Южная тетя и северная бабушка
Тетя Лиля (Елизавета Ивановна), сестра покойной матери братьев Катаевых, переселилась в Одессу из Екатеринослава, решив помочь зятю воспитывать детей. Ей было немного за тридцать. По сохранившимся описаниям это была молодая, красивая, всегда модно одетая дама. Притом незамужняя. “Даже в епархиальное училище на уроки тетя надевала синее шелковое платье с кружевами на шее и на рукавах”.[25] В отличие от брюнетки Евгении Ивановны, тетя Лиля была светлой шатенкой, “почти блондинкой”. Если верить Валентину Катаеву, за нею ухаживали немецкий барон, преподаватель духовного училища, приказчик преуспевающей фирмы, “щеголеватый студент” из обеспеченной семьи и, наконец, троюродный брат Петра Васильевича – “бородатый, добрый, смущенный, с умным простонародным лицом Пирогова, в кепке с пуговичкой и в старых, хлюпающих калошах”.[26] Он как раз приехал из Вятки.
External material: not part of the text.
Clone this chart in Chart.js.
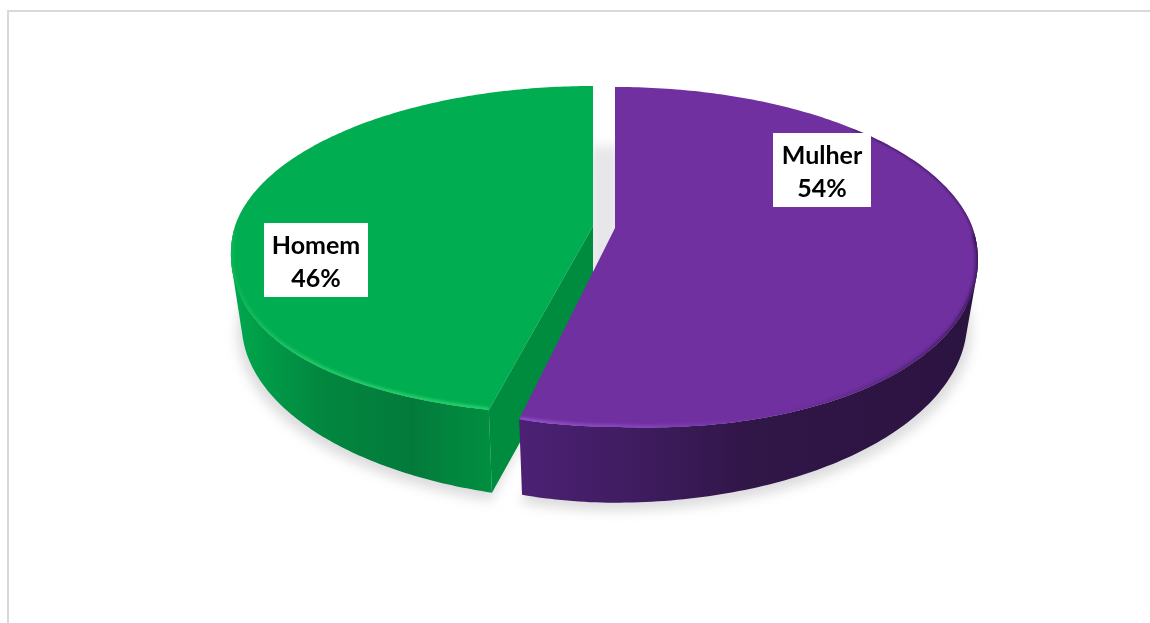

На фоне немецкого барона и приказчика богатой фирмы он, должно быть, смотрелся не слишком выгодно.
“Бо́льшую часть времени тетя посвящала изучению поваренной книги Молоховец, этой библии каждого зажиточного семейного дома. Она выписывала в особую тетрадку наиболее необходимые рецепты и сочиняла разнообразные меню – вкусные и здоровые”.[27]
А может быть, образ тети, созданный Валентином Катаевым, составной. Не одна Елизавета Ивановна помогала воспитывать Валю и Женю. Приезжала к ним в Одессу и другая тетя – Татьяна Ивановна. Именно ей, а не Елизавете Ивановне, восьмилетний Женя Катаев послал открытку из Италии в Одессу. Это первый известный нам текст будущего писателя Евгения Петрова:
“Дорогая тетя
Когда мы были в Катании, мы видели Этну. Весь город сделан из лавы. Старая Мессина в развалинах”.[28]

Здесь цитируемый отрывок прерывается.